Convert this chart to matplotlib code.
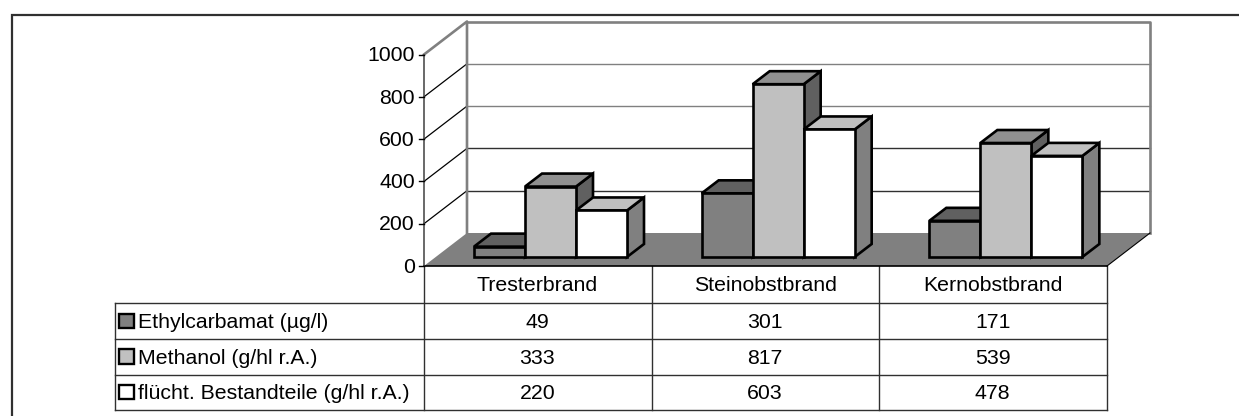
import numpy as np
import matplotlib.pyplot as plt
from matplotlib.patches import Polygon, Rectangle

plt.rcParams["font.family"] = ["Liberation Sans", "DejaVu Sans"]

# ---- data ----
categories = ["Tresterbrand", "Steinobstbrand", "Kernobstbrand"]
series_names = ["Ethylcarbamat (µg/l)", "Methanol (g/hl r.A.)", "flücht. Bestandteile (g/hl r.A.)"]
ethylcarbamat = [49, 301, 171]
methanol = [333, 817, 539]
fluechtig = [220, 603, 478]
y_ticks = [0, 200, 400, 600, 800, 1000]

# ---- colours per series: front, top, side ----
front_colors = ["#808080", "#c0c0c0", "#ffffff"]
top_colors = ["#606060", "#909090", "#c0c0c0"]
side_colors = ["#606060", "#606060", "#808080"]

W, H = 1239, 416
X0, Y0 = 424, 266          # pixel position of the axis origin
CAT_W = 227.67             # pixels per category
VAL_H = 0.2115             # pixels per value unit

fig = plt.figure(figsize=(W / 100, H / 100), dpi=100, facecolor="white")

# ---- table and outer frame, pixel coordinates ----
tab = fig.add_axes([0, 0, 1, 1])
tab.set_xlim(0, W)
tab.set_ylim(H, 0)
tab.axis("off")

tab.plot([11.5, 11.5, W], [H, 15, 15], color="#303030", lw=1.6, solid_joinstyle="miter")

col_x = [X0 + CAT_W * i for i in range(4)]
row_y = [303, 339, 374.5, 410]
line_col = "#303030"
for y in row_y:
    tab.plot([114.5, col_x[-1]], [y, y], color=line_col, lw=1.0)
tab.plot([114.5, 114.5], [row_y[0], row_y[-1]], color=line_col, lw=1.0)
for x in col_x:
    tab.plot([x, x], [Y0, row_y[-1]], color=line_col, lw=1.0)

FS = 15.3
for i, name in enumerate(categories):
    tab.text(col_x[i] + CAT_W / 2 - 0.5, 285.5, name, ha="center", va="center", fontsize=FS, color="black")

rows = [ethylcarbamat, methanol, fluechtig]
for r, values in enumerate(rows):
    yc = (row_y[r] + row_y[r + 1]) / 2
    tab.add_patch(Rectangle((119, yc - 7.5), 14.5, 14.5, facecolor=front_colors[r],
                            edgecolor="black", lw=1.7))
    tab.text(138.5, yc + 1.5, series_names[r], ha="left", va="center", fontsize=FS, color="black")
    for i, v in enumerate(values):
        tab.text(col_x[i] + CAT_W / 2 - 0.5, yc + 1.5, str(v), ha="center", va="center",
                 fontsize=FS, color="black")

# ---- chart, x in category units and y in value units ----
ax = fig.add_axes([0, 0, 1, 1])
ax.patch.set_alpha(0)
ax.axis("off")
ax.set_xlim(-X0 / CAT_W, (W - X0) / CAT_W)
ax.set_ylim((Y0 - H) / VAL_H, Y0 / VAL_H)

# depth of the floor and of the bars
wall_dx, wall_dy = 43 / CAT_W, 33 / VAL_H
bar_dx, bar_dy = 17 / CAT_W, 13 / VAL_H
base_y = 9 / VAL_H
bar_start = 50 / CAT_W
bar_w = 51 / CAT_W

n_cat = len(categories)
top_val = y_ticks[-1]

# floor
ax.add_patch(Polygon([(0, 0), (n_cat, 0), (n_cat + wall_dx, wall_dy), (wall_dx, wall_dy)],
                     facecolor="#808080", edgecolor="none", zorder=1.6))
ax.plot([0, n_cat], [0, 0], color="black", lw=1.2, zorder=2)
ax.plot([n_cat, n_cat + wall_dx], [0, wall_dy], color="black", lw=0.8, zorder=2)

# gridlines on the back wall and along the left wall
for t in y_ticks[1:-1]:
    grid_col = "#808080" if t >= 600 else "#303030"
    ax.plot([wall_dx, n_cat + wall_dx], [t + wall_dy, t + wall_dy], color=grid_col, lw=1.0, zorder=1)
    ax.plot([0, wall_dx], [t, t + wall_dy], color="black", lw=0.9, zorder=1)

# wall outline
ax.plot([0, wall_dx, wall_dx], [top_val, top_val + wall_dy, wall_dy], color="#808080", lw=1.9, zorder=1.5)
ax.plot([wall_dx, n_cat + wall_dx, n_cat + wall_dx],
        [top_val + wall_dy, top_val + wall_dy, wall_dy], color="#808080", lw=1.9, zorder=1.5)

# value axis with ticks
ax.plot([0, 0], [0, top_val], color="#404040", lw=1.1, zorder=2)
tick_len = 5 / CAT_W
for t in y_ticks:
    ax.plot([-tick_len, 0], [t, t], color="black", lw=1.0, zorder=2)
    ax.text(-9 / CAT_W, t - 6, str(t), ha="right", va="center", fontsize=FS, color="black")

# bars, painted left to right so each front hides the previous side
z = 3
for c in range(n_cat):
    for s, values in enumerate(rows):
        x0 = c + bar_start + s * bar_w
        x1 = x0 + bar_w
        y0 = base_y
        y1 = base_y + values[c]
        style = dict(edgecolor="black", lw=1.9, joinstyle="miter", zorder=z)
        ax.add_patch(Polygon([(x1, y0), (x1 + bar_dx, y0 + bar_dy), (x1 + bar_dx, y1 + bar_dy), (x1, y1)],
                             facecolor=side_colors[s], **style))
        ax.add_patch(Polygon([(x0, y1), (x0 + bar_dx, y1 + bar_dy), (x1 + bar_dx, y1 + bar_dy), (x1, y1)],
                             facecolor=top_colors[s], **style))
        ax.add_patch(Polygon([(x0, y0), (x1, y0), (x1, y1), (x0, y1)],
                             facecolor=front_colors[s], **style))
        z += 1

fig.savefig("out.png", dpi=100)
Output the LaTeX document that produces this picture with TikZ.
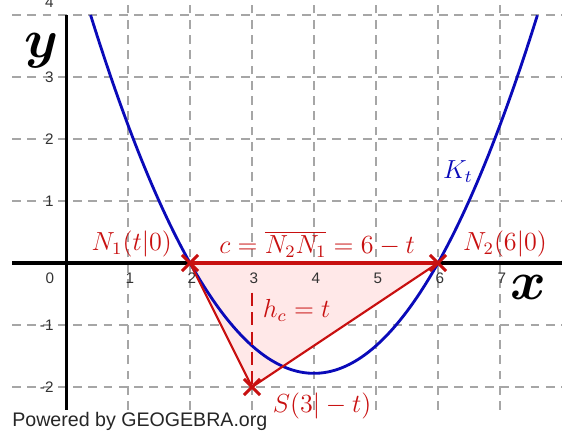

--- --- ---

*What is required*
Set down the material above as is, without any pictures.

*Result of this task*
Convert this chart to matplotlib code.
import numpy as np
import matplotlib.pyplot as plt
from matplotlib.patches import Polygon, Rectangle

plt.rcParams["font.family"] = ["Liberation Sans", "DejaVu Sans"]

# ---- data ----
categories = ["Tresterbrand", "Steinobstbrand", "Kernobstbrand"]
series_names = ["Ethylcarbamat (µg/l)", "Methanol (g/hl r.A.)", "flücht. Bestandteile (g/hl r.A.)"]
ethylcarbamat = [49, 301, 171]
methanol = [333, 817, 539]
fluechtig = [220, 603, 478]
y_ticks = [0, 200, 400, 600, 800, 1000]

# ---- colours per series: front, top, side ----
front_colors = ["#808080", "#c0c0c0", "#ffffff"]
top_colors = ["#606060", "#909090", "#c0c0c0"]
side_colors = ["#606060", "#606060", "#808080"]

W, H = 1239, 416
X0, Y0 = 424, 266          # pixel position of the axis origin
CAT_W = 227.67             # pixels per category
VAL_H = 0.2115             # pixels per value unit

fig = plt.figure(figsize=(W / 100, H / 100), dpi=100, facecolor="white")

# ---- table and outer frame, pixel coordinates ----
tab = fig.add_axes([0, 0, 1, 1])
tab.set_xlim(0, W)
tab.set_ylim(H, 0)
tab.axis("off")

tab.plot([11.5, 11.5, W], [H, 15, 15], color="#303030", lw=1.6, solid_joinstyle="miter")

col_x = [X0 + CAT_W * i for i in range(4)]
row_y = [303, 339, 374.5, 410]
line_col = "#303030"
for y in row_y:
    tab.plot([114.5, col_x[-1]], [y, y], color=line_col, lw=1.0)
tab.plot([114.5, 114.5], [row_y[0], row_y[-1]], color=line_col, lw=1.0)
for x in col_x:
    tab.plot([x, x], [Y0, row_y[-1]], color=line_col, lw=1.0)

FS = 15.3
for i, name in enumerate(categories):
    tab.text(col_x[i] + CAT_W / 2 - 0.5, 285.5, name, ha="center", va="center", fontsize=FS, color="black")

rows = [ethylcarbamat, methanol, fluechtig]
for r, values in enumerate(rows):
    yc = (row_y[r] + row_y[r + 1]) / 2
    tab.add_patch(Rectangle((119, yc - 7.5), 14.5, 14.5, facecolor=front_colors[r],
                            edgecolor="black", lw=1.7))
    tab.text(138.5, yc + 1.5, series_names[r], ha="left", va="center", fontsize=FS, color="black")
    for i, v in enumerate(values):
        tab.text(col_x[i] + CAT_W / 2 - 0.5, yc + 1.5, str(v), ha="center", va="center",
                 fontsize=FS, color="black")

# ---- chart, x in category units and y in value units ----
ax = fig.add_axes([0, 0, 1, 1])
ax.patch.set_alpha(0)
ax.axis("off")
ax.set_xlim(-X0 / CAT_W, (W - X0) / CAT_W)
ax.set_ylim((Y0 - H) / VAL_H, Y0 / VAL_H)

# depth of the floor and of the bars
wall_dx, wall_dy = 43 / CAT_W, 33 / VAL_H
bar_dx, bar_dy = 17 / CAT_W, 13 / VAL_H
base_y = 9 / VAL_H
bar_start = 50 / CAT_W
bar_w = 51 / CAT_W

n_cat = len(categories)
top_val = y_ticks[-1]

# floor
ax.add_patch(Polygon([(0, 0), (n_cat, 0), (n_cat + wall_dx, wall_dy), (wall_dx, wall_dy)],
                     facecolor="#808080", edgecolor="none", zorder=1.6))
ax.plot([0, n_cat], [0, 0], color="black", lw=1.2, zorder=2)
ax.plot([n_cat, n_cat + wall_dx], [0, wall_dy], color="black", lw=0.8, zorder=2)

# gridlines on the back wall and along the left wall
for t in y_ticks[1:-1]:
    grid_col = "#808080" if t >= 600 else "#303030"
    ax.plot([wall_dx, n_cat + wall_dx], [t + wall_dy, t + wall_dy], color=grid_col, lw=1.0, zorder=1)
    ax.plot([0, wall_dx], [t, t + wall_dy], color="black", lw=0.9, zorder=1)

# wall outline
ax.plot([0, wall_dx, wall_dx], [top_val, top_val + wall_dy, wall_dy], color="#808080", lw=1.9, zorder=1.5)
ax.plot([wall_dx, n_cat + wall_dx, n_cat + wall_dx],
        [top_val + wall_dy, top_val + wall_dy, wall_dy], color="#808080", lw=1.9, zorder=1.5)

# value axis with ticks
ax.plot([0, 0], [0, top_val], color="#404040", lw=1.1, zorder=2)
tick_len = 5 / CAT_W
for t in y_ticks:
    ax.plot([-tick_len, 0], [t, t], color="black", lw=1.0, zorder=2)
    ax.text(-9 / CAT_W, t - 6, str(t), ha="right", va="center", fontsize=FS, color="black")

# bars, painted left to right so each front hides the previous side
z = 3
for c in range(n_cat):
    for s, values in enumerate(rows):
        x0 = c + bar_start + s * bar_w
        x1 = x0 + bar_w
        y0 = base_y
        y1 = base_y + values[c]
        style = dict(edgecolor="black", lw=1.9, joinstyle="miter", zorder=z)
        ax.add_patch(Polygon([(x1, y0), (x1 + bar_dx, y0 + bar_dy), (x1 + bar_dx, y1 + bar_dy), (x1, y1)],
                             facecolor=side_colors[s], **style))
        ax.add_patch(Polygon([(x0, y1), (x0 + bar_dx, y1 + bar_dy), (x1 + bar_dx, y1 + bar_dy), (x1, y1)],
                             facecolor=top_colors[s], **style))
        ax.add_patch(Polygon([(x0, y0), (x1, y0), (x1, y1), (x0, y1)],
                             facecolor=front_colors[s], **style))
        z += 1

fig.savefig("out.png", dpi=100)
Output the LaTeX document that produces this picture with TikZ.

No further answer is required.